Included in the Manggarai revamp is the clearing of the areas along the Ciliwung River, from the Casablanca bridge to the Manggarai sluice gate.

Flood management expert JanJaap Brinkman from the Netherlands Water Research Institute (Deltares) confirmed the urgency of an additional gate in Manggarai.

"The Manggarai gates need to be improved because they are too small. At this moment it is two gates, but it needs to be three gates," Brinkman, who is also the team leader of Flood Hazarding Mapping 2 at the Public Works Ministry, said.

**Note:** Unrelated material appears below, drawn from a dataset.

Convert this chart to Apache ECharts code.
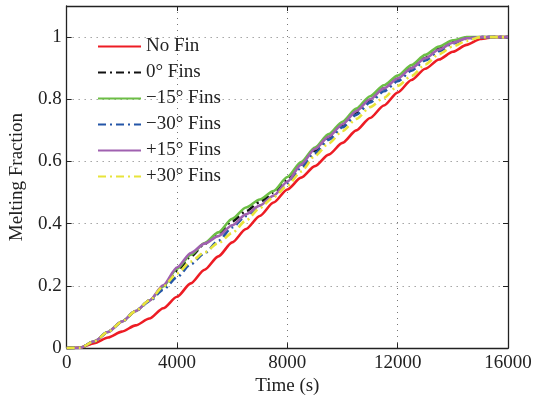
<!DOCTYPE html>
<html>
<head>
<meta charset="utf-8">
<script src="https://cdn.jsdelivr.net/npm/echarts@6/dist/echarts.min.js"></script>
<style>
  html, body { margin: 0; padding: 0; background: #fff; }
  #chart { width: 535px; height: 401px; }
</style>
</head>
<body>
<div id="chart"></div>
<script>
// Melting fraction vs time for the different fin configurations
const times = [0, 500, 1000, 1500, 2000, 2500, 3000, 3500, 4000, 4500, 5000, 5500, 6000, 6500, 7000, 7500,
  8000, 8500, 9000, 9500, 10000, 10500, 11000, 11500, 12000, 12500, 13000, 13500, 14000, 14500, 15000, 15500, 16000];

const noFin = [0, 0.002, 0.016, 0.034, 0.053, 0.073, 0.095, 0.128, 0.165, 0.208, 0.252, 0.295, 0.34, 0.383, 0.425, 0.468,
  0.51, 0.548, 0.585, 0.622, 0.66, 0.70, 0.74, 0.78, 0.822, 0.862, 0.898, 0.928, 0.953, 0.975, 0.994, 1.0, 1.0];
const fin0 = [0, 0.001, 0.022, 0.052, 0.085, 0.119, 0.153, 0.196, 0.248, 0.295, 0.335, 0.37, 0.408, 0.44, 0.47, 0.5,
  0.54, 0.59, 0.635, 0.678, 0.718, 0.758, 0.798, 0.835, 0.866, 0.9, 0.933, 0.962, 0.985, 0.998, 1.0, 1.0, 1.0];
const finM15 = [0, 0.001, 0.022, 0.052, 0.085, 0.119, 0.153, 0.198, 0.255, 0.3, 0.338, 0.372, 0.416, 0.452, 0.478, 0.505,
  0.55, 0.598, 0.645, 0.688, 0.728, 0.77, 0.81, 0.845, 0.876, 0.91, 0.943, 0.97, 0.99, 1.0, 1.0, 1.0, 1.0];
const finM30 = [0, 0.001, 0.022, 0.052, 0.085, 0.119, 0.15, 0.188, 0.228, 0.27, 0.305, 0.345, 0.388, 0.425, 0.458, 0.49,
  0.53, 0.58, 0.627, 0.67, 0.71, 0.75, 0.79, 0.826, 0.858, 0.892, 0.925, 0.955, 0.98, 0.995, 1.0, 1.0, 1.0];
const finP15 = [0, 0.001, 0.022, 0.052, 0.085, 0.119, 0.153, 0.202, 0.259, 0.306, 0.336, 0.36, 0.395, 0.43, 0.458, 0.49,
  0.535, 0.59, 0.64, 0.68, 0.72, 0.762, 0.8, 0.835, 0.867, 0.9, 0.932, 0.96, 0.982, 0.996, 1.0, 1.0, 1.0];
const finP30 = [0, 0.001, 0.022, 0.052, 0.085, 0.119, 0.153, 0.198, 0.24, 0.278, 0.308, 0.338, 0.37, 0.41, 0.45, 0.485,
  0.522, 0.568, 0.618, 0.658, 0.698, 0.737, 0.775, 0.805, 0.843, 0.875, 0.912, 0.945, 0.97, 0.988, 1.0, 1.0, 1.0];

const xTicks = [0, 4000, 8000, 12000, 16000];
const yTicks = [0, 0.2, 0.4, 0.6, 0.8, 1];

const seriesDefs = [
  { name: 'No Fin', values: noFin, color: '#ED1C24', dash: 'solid' },
  { name: '0\u00B0 Fins', values: fin0, color: '#111111', dash: [8, 4, 2, 4] },
  { name: '\u221215\u00B0 Fins', values: finM15, color: '#6CBE45', dash: 'solid' },
  { name: '\u221230\u00B0 Fins', values: finM30, color: '#2456A8', dash: [8, 4, 2, 4] },
  { name: '+15\u00B0 Fins', values: finP15, color: '#A061B0', dash: 'solid' },
  { name: '+30\u00B0 Fins', values: finP30, color: '#E8E43A', dash: [8, 4, 2, 4] }
];

const font = 'Liberation Serif, Times New Roman, serif';
const axisLine = { show: true, onZero: false, lineStyle: { color: '#222', width: 1.3 } };
const axisTick = { show: true, inside: true, length: 5, lineStyle: { color: '#222' } };
const gridLine = { show: true, lineStyle: { color: '#777', width: 1, type: [1, 5] } };

const chart = echarts.init(document.getElementById('chart'), null, { renderer: 'canvas' });

chart.setOption({
  animation: false,
  backgroundColor: '#fff',
  grid: { left: 64, right: 27, top: 6, bottom: 46, containLabel: false },
  legend: {
    orient: 'vertical',
    left: 97,
    top: 37,
    padding: 0,
    itemWidth: 43,
    itemHeight: 14,
    itemGap: 7,
    itemStyle: { opacity: 0 },
    textStyle: { fontFamily: font, fontSize: 19, color: '#222', lineHeight: 19 },
    data: seriesDefs.map(s => s.name)
  },
  xAxis: [
    {
      type: 'value', min: xTicks[0], max: xTicks[xTicks.length - 1], interval: 4000,
      name: 'Time (s)', nameLocation: 'middle', nameGap: 23,
      nameTextStyle: { fontFamily: font, fontSize: 19, color: '#222', verticalAlign: 'top' },
      axisLine: axisLine,
      axisTick: axisTick,
      axisLabel: { fontFamily: font, fontSize: 19, color: '#222', margin: 5, formatter: v => String(v) },
      splitLine: gridLine
    },
    {
      type: 'value', position: 'top', min: xTicks[0], max: xTicks[xTicks.length - 1], interval: 4000,
      axisLine: axisLine,
      axisTick: axisTick,
      axisLabel: { show: false },
      splitLine: { show: false }
    }
  ],
  yAxis: [
    {
      type: 'value', min: 0, max: 1.1, interval: 0.2,
      name: 'Melting Fraction', nameLocation: 'middle', nameGap: 28,
      nameTextStyle: { fontFamily: font, fontSize: 19, color: '#222' },
      axisLine: axisLine,
      axisTick: axisTick,
      axisLabel: {
        fontFamily: font, fontSize: 19, color: '#222', margin: 5, showMaxLabel: false,
        formatter: v => (yTicks.indexOf(Math.round(v * 10) / 10) >= 0 ? String(Math.round(v * 10) / 10) : '')
      },
      splitLine: gridLine
    },
    {
      type: 'value', position: 'right', min: 0, max: 1.1, interval: 0.2,
      axisLine: axisLine,
      axisTick: axisTick,
      axisLabel: { show: false },
      splitLine: { show: false }
    }
  ],
  series: seriesDefs.map(s => ({
    name: s.name,
    type: 'line',
    xAxisIndex: 0,
    yAxisIndex: 0,
    symbol: 'none',
    smooth: 0.25,
    smoothMonotone: 'x',
    color: s.color,
    lineStyle: { color: s.color, width: 2.6, type: s.dash },
    data: times.map((t, i) => [t, s.values[i]])
  }))
});
</script>
</body>
</html>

Brinkman was speaking after the signing of an agreement between Indonesia and the Netherlands in the fields of meteorology, water management, climate change and early warning systems.

The administration is currently running flood mitigation projects in anticipation of the rainy season.

It is now dredging 12 waterways across the city, including in Pademangan River and Mati canal (in North Jakarta), Cakung River (East Jakarta) and Grogol in West Jakarta.

The Rp 23 billion (US$2.04 million) project is set to dredge 243,322 cubic meters of garbage out of the canals. The canals range from 467 meters to 3,533 meters long.

The administration is also working on the East Flood Canal project, which is expected to be completed by the end of this year. The canal will be the primary flood control mechanism for East and North Jakarta.

The 23.5-kilometer East Flood Canal will stretch across 11 subdistricts in East Jakarta and two subdistricts in North Jakarta.

PT Pembangunan Jaya Ancol Tbk, developer of the Ancol recreational area, is building another five submersible water pumps at its site in anticipation of floods in February.

"We are building three new water pumps in West Ancol and two more in East Ancol to add to the existing 62 pumps; we hope they will be finished by February," Nurvita Sari, the developer's manager of property maintenance, said.

The new and existing pumps, each able to pump 30 cubic meters of water per minute, will drain water from households in Ancol to the Ancol River.

"After the water reaches Ancol River, it's the city's public works agency's responsibility to channel the water to Pluit and Sunter dams," she said.

The Meteorology, Climatology and Geophysics Agency (BMKG), said that in February the sea level would rise 1.2 meters above normal levels due to a high tide, with the possibility of heavy downpours.